Problem to work on: Begin with the first line of the material and write out each line exactly, ending with the line that contains "SECONDAIRE : COÛTS". Pictures are not part of the copy.

===== Raw data

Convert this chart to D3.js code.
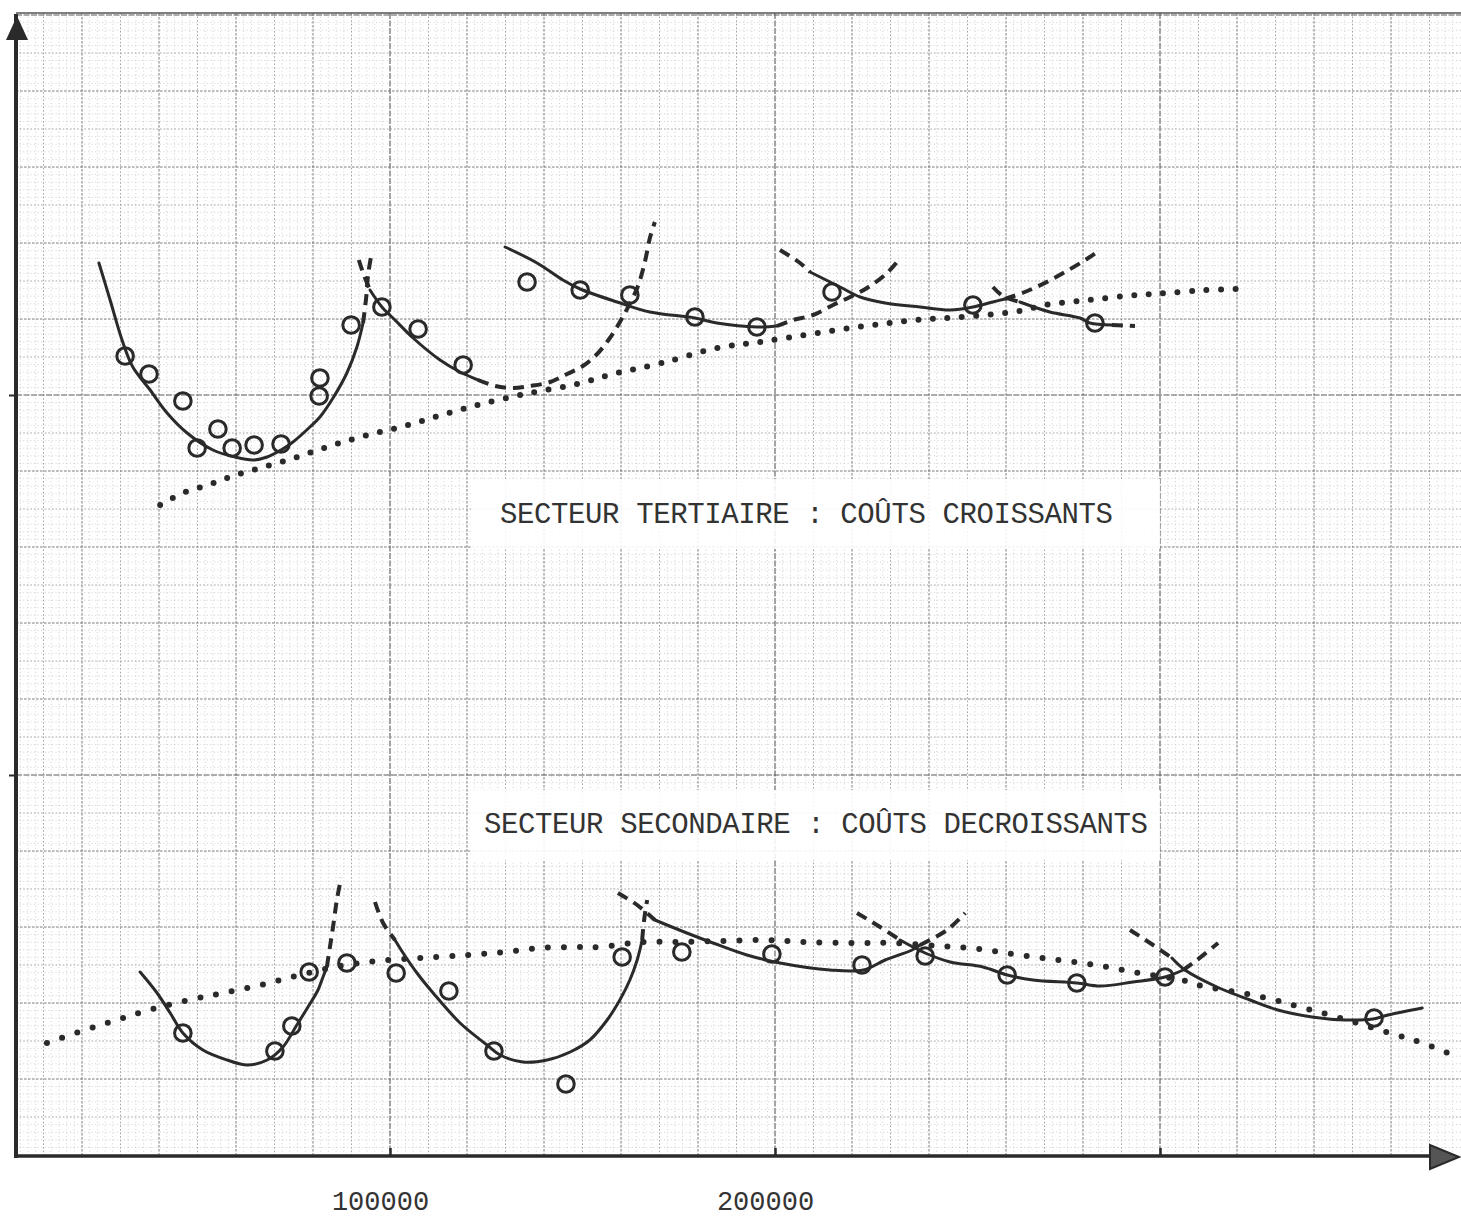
<!DOCTYPE html>
<html><head><meta charset="utf-8">
<script src="https://cdn.jsdelivr.net/npm/d3@7"></script>
<style>html,body{margin:0;padding:0;background:#fff;} svg{display:block}</style>
</head><body>
<svg id="chart" width="1461" height="1220"></svg>
<script>
// ---------- DATA (x in thousands, y arbitrary cost units) ----------
const xTickLabels = [100, 200];          // shown as 100000, 200000
const xTickMarks = [100, 200, 300];
const yTickMarks = [38, 76];
const labelTertiaire = "SECTEUR TERTIAIRE : COÛTS CROISSANTS";
const labelSecondaire = "SECTEUR SECONDAIRE : COÛTS DECROISSANTS";

// Secteur tertiaire : observations
const tertPoints = [[31.2,79.9],[37.4,78.1],[46.2,75.4],[55.3,72.6],[49.9,70.7],[59.0,70.7],[64.7,71.0],[71.7,71.1],[81.8,77.7],[81.6,75.9],[89.9,83.0],[97.9,84.8],[107.3,82.6],[119.0,79.0],[135.6,87.3],[149.4,86.5],[162.3,86.0],[179.2,83.8],[195.3,82.8],[214.8,86.3],[251.4,85.0],[283.1,83.2]];
// Secteur tertiaire : enveloppe (pointillé)
const tertEnvelope = [[40.3,65.0],[46.2,66.2],[52.7,67.0],[59.2,67.9],[66.2,68.7],[73.5,69.5],[80.5,70.4],[87.0,71.2],[94.3,72.0],[101.8,72.7],[109.1,73.5],[116.1,74.3],[124.7,75.2],[136.4,76.2],[148.6,77.1],[159.0,78.2],[170.6,79.2],[184.9,80.7],[197.9,81.4],[219.5,82.7],[236.9,83.5],[248.1,83.8],[263.6,84.4],[270.1,85.0],[281.3,85.5],[294.0,86.0],[301.8,86.2],[311.7,86.5],[320.0,86.6]];
// Secteur tertiaire : courbes de coût (trait plein + prolongements tiretés)
const t1Solid = [[24.4,89.2],[27.3,85.5],[30.4,81.5],[33.2,78.8],[37.7,76.5],[42.1,74.2],[47.3,72.2],[54.0,70.5],[59.7,69.8],[64.4,69.5],[68.1,69.8],[71.7,70.5],[74.8,71.3],[79.2,72.8],[81.8,73.8],[85.2,75.7],[88.8,78.2],[91.4,80.8],[93.0,83.2]];
const t1DashOut = [[93.0,83.2],[93.8,85.7],[94.3,88.0],[95.3,90.3]];
const t2DashIn = [[91.9,89.5],[93.2,88.0],[94.8,86.5]];
const t2Solid = [[94.8,86.5],[97.9,84.8],[101.3,83.5],[106.0,81.7],[113.0,79.5],[118.2,78.3],[122.9,77.5]];
const t2DashOut = [[122.9,77.5],[127.3,76.9],[131.7,76.7],[136.4,76.9],[141.6,77.3],[146.0,78.1],[150.1,78.9],[153.8,80.1],[157.1,81.7],[160.3,83.7],[164.2,86.7],[166.2,89.3],[167.5,91.7],[168.8,93.3]];
const t3Solid = [[129.9,90.8],[138.2,89.2],[144.9,87.5],[149.4,86.6],[159.0,85.3],[167.5,84.3],[179.2,83.7],[184.9,83.2],[195.3,82.8],[200.5,82.9]];
const t3DashOut = [[200.5,82.9],[204.7,83.5],[209.9,84.0],[215.1,85.0],[219.5,85.8],[223.9,86.7],[229.1,88.2],[232.5,89.7]];
const t4DashIn = [[201.3,90.5],[206.5,89.2],[209.1,88.3]];
const t4Solid = [[209.1,88.3],[216.9,86.8],[222.1,85.8],[228.6,85.2],[237.7,84.8],[245.5,84.5],[251.4,84.8],[256.6,85.3],[259.7,85.6]];
const t4DashOut = [[259.7,85.6],[264.9,86.3],[270.1,87.2],[275.8,88.4],[281.0,89.6],[283.6,90.3]];
const t5DashIn = [[256.6,86.8],[259.2,85.9],[263.6,85.3]];
const t5Solid = [[263.6,85.3],[271.4,84.3],[279.2,83.7],[281.8,83.2],[287.5,83.0]];
const t5DashOut = [[287.5,83.0],[293.5,82.9]];

// Secteur secondaire : observations
const secPoints = [[46.2,12.2],[70.1,10.4],[74.5,12.9],[79.0,18.3],[88.8,19.2],[101.6,18.2],[115.3,16.4],[127.0,10.4],[145.7,7.1],[160.3,19.8],[175.8,20.3],[199.2,20.1],[222.6,19.0],[239.0,19.9],[260.3,18.0],[278.4,17.2],[301.3,17.8],[355.6,13.7]];
// Secteur secondaire : enveloppe (pointillé)
const secEnvelope = [[10.9,11.2],[20.8,12.5],[29.1,13.5],[37.4,14.5],[49.1,15.6],[57.9,16.3],[67.5,17.1],[76.6,18.0],[87.0,18.9],[96.9,19.4],[108.3,19.7],[120.3,20.0],[129.9,20.3],[139.0,20.7],[147.5,20.8],[154.5,20.8],[165.7,21.3],[174.5,21.3],[185.7,21.4],[197.4,21.5],[207.8,21.3],[220.0,21.2],[230.6,21.2],[242.9,20.9],[253.2,20.6],[261.6,20.1],[269.4,19.7],[277.9,19.3],[286.2,18.8],[294.3,18.2],[305.7,17.5],[309.9,17.0],[326.5,15.8],[336.4,14.8],[346.8,13.7],[359.7,12.2],[368.1,11.2],[376.6,9.9]];
// Secteur secondaire : courbes de coût
const s1Solid = [[35.1,18.3],[39.5,16.2],[42.9,14.2],[46.2,12.2],[51.4,10.5],[57.7,9.5],[62.9,9.0],[68.1,9.5],[72.2,10.8],[75.8,13.0],[78.7,14.8],[81.3,16.5],[82.6,17.8],[83.6,18.8]];
const s1DashOut = [[83.6,18.8],[84.4,20.8],[85.2,22.8],[86.2,25.5],[87.3,27.7]];
const s2DashIn = [[96.1,25.3],[98.2,23.2],[101.3,21.5]];
const s2Solid = [[101.3,21.5],[103.4,20.2],[107.0,18.2],[111.2,16.2],[118.2,13.2],[125.2,11.0],[128.6,10.0],[134.5,9.3],[140.8,9.5],[146.8,10.3],[151.9,11.5],[156.4,13.5],[159.7,15.5],[162.3,17.5],[164.2,19.5],[165.5,21.5]];
const s2DashOut = [[165.5,21.5],[166.0,23.5],[166.8,25.5]];
const s3DashIn = [[159.2,26.2],[164.2,25.0],[168.8,23.5]];
const s3Solid = [[168.8,23.5],[177.1,22.2],[183.9,21.2],[192.7,20.0],[201.3,19.2],[214.3,18.5],[222.9,18.5],[228.6,19.5],[235.6,20.5],[237.7,21.0]];
const s3DashOut = [[237.7,21.0],[244.7,22.5],[249.4,24.2]];
const s4DashIn = [[221.3,24.2],[227.3,22.8],[232.5,21.5]];
const s4Solid = [[232.5,21.5],[239.0,20.2],[245.5,19.3],[254.0,18.8],[260.3,18.0],[267.0,17.5],[278.4,17.2],[284.4,16.9],[293.0,17.3],[301.3,17.8],[306.0,18.5]];
const s4DashOut = [[306.0,18.5],[309.6,19.5],[315.1,21.2]];
const s5DashIn = [[292.2,22.5],[298.2,21.0],[303.1,19.7]];
const s5Solid = [[303.1,19.7],[306.5,18.5],[314.8,16.8],[323.4,15.5],[330.6,14.5],[339.5,13.8],[348.1,13.5],[355.3,13.6],[359.2,14.0],[368.1,14.7]];

// ---------- DRAWING ----------
const svg = d3.select("#chart");
const W = 1461, H = 1220;
const x = d3.scaleLinear().domain([0, 100]).range([5, 390]);
const y = d3.scaleLinear().domain([0, 114]).range([1155, 15]);
const ink = "#2a2a2a";
const fontMono = "'Liberation Mono','DejaVu Sans Mono',monospace";

svg.append("rect").attr("width", W).attr("height", H).attr("fill", "#fff");

// graph paper
const grid = svg.append("g");
const gx0 = 16, gx1 = W, gy0 = 13, gy1 = 1156;
function styleGrid(sel, cls) {
  const st = [
    {c: "#b0b0b0", w: 0.6, d: "1,2.6"},
    {c: "#8e8e8e", w: 0.8, d: "1.6,2"},
    {c: "#6e6e6e", w: 0.9, d: "2.6,1.4"},
    {c: "#5a5a5a", w: 1.1, d: "6,1.5"}
  ][cls];
  sel.attr("stroke", st.c).attr("stroke-width", st.w);
  if (st.d) sel.attr("stroke-dasharray", st.d);
}
d3.range(2, 378, 2).forEach(k => {
  const px = x(k);
  if (px < gx0 + 2) return;
  const cls = k % 100 === 0 ? 3 : k % 20 === 0 ? 2 : k % 10 === 0 ? 1 : 0;
  grid.append("line").attr("x1", px).attr("x2", px).attr("y1", gy0).attr("y2", gy1).call(styleGrid, cls);
});
d3.range(1, 151).forEach(i => {
  const py = y(i * 0.76);
  const cls = i % 50 === 0 ? 3 : i % 10 === 0 ? 2 : i % 5 === 0 ? 1 : 0;
  grid.append("line").attr("x1", gx0).attr("x2", gx1).attr("y1", py).attr("y2", py).call(styleGrid, cls);
});

// white patches behind labels
svg.append("rect").attr("x", 472).attr("y", 479).attr("width", 688).attr("height", 70).attr("fill", "#fff").attr("opacity", 0.88);
svg.append("rect").attr("x", 470).attr("y", 790).attr("width", 690).attr("height", 70).attr("fill", "#fff").attr("opacity", 0.88);

// top paper border
svg.append("line").attr("x1", 16).attr("x2", W).attr("y1", 13).attr("y2", 13)
  .attr("stroke", "#555").attr("stroke-width", 1.6);

// axes
const xAxisY = 1156;
const yAxisX = 16;
svg.append("line").attr("x1", yAxisX).attr("x2", yAxisX).attr("y1", 14).attr("y2", xAxisY + 2)
  .attr("stroke", ink).attr("stroke-width", 4);
svg.append("path").attr("d", `M${yAxisX+1},16 L${yAxisX-10},40 L${yAxisX+12},40 Z`).attr("fill", ink);
svg.append("line").attr("x1", yAxisX - 2).attr("x2", 1440).attr("y1", xAxisY).attr("y2", xAxisY)
  .attr("stroke", ink).attr("stroke-width", 3.5);
svg.append("path").attr("d", `M1459,${xAxisY+1} L1430,${xAxisY-11} L1430,${xAxisY+13} Z`)
  .attr("fill", "#555").attr("stroke", ink).attr("stroke-width", 2);

// tick marks
const xMarks = svg.append("g").attr("transform", `translate(0,${xAxisY})`)
  .call(d3.axisBottom(x).tickValues(xTickMarks).tickSize(-8).tickFormat(""));
xMarks.select(".domain").remove();
xMarks.selectAll("line").attr("stroke", ink).attr("stroke-width", 2.5);
const yMarks = svg.append("g").attr("transform", `translate(${yAxisX},0)`)
  .call(d3.axisLeft(y).tickValues(yTickMarks).tickSize(7).tickFormat(""));
yMarks.select(".domain").remove();
yMarks.selectAll("line").attr("stroke", ink).attr("stroke-width", 2);

// tick labels
const xLab = svg.append("g").attr("transform", `translate(0,${xAxisY})`)
  .call(d3.axisBottom(x).tickValues(xTickLabels).tickSize(0).tickFormat(d => String(d * 1000)));
xLab.select(".domain").remove();
xLab.selectAll("text").attr("y", 54).attr("dy", 0).attr("dx", -10)
  .attr("font-family", fontMono).attr("font-size", 27).attr("fill", "#333");

// line generators
const line = d3.line().x(d => x(d[0])).y(d => y(d[1])).curve(d3.curveCatmullRom.alpha(0.5));
const solids = [t1Solid, t2Solid, t3Solid, t4Solid, t5Solid, s1Solid, s2Solid, s3Solid, s4Solid, s5Solid];
const dashes = [t1DashOut, t2DashIn, t2DashOut, t3DashOut, t4DashIn, t4DashOut, t5DashIn, t5DashOut,
  s1DashOut, s2DashIn, s2DashOut, s3DashIn, s3DashOut, s4DashIn, s4DashOut, s5DashIn];

const curves = svg.append("g").attr("fill", "none");
curves.selectAll("path.env").data([tertEnvelope, secEnvelope]).join("path")
  .attr("class", "env").attr("d", line)
  .attr("stroke", ink).attr("stroke-width", 6).attr("stroke-linecap", "round")
  .attr("stroke-dasharray", (d, i) => i === 0 ? "0,14.5" : "0,16");
curves.selectAll("path.dash").data(dashes).join("path")
  .attr("class", "dash").attr("d", line)
  .attr("stroke", ink).attr("stroke-width", 4).attr("stroke-dasharray", "11,7");
curves.selectAll("path.solid").data(solids).join("path")
  .attr("class", "solid").attr("d", line)
  .attr("stroke", ink).attr("stroke-width", 3).attr("stroke-linecap", "round");

// observation circles
svg.append("g").selectAll("circle").data(tertPoints.concat(secPoints)).join("circle")
  .attr("cx", d => x(d[0])).attr("cy", d => y(d[1])).attr("r", 8.3)
  .attr("fill", "none").attr("stroke", ink).attr("stroke-width", 3);

// sector labels
svg.append("text").attr("x", 500).attr("y", 523).text(labelTertiaire)
  .attr("font-family", fontMono).attr("font-size", 29).attr("fill", "#333")
  .attr("textLength", 613).attr("lengthAdjust", "spacing");
svg.append("text").attr("x", 484).attr("y", 833).text(labelSecondaire)
  .attr("font-family", fontMono).attr("font-size", 29).attr("fill", "#333")
  .attr("textLength", 664).attr("lengthAdjust", "spacing");
</script>
</body></html>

==========

Output of the exercise:
Convert this chart to D3.js code.
<!DOCTYPE html>
<html><head><meta charset="utf-8">
<script src="https://cdn.jsdelivr.net/npm/d3@7"></script>
<style>html,body{margin:0;padding:0;background:#fff;} svg{display:block}</style>
</head><body>
<svg id="chart" width="1461" height="1220"></svg>
<script>
// ---------- DATA (x in thousands, y arbitrary cost units) ----------
const xTickLabels = [100, 200];          // shown as 100000, 200000
const xTickMarks = [100, 200, 300];
const yTickMarks = [38, 76];
const labelTertiaire = "SECTEUR TERTIAIRE : COÛTS CROISSANTS";
const labelSecondaire = "SECTEUR SECONDAIRE : COÛTS DECROISSANTS";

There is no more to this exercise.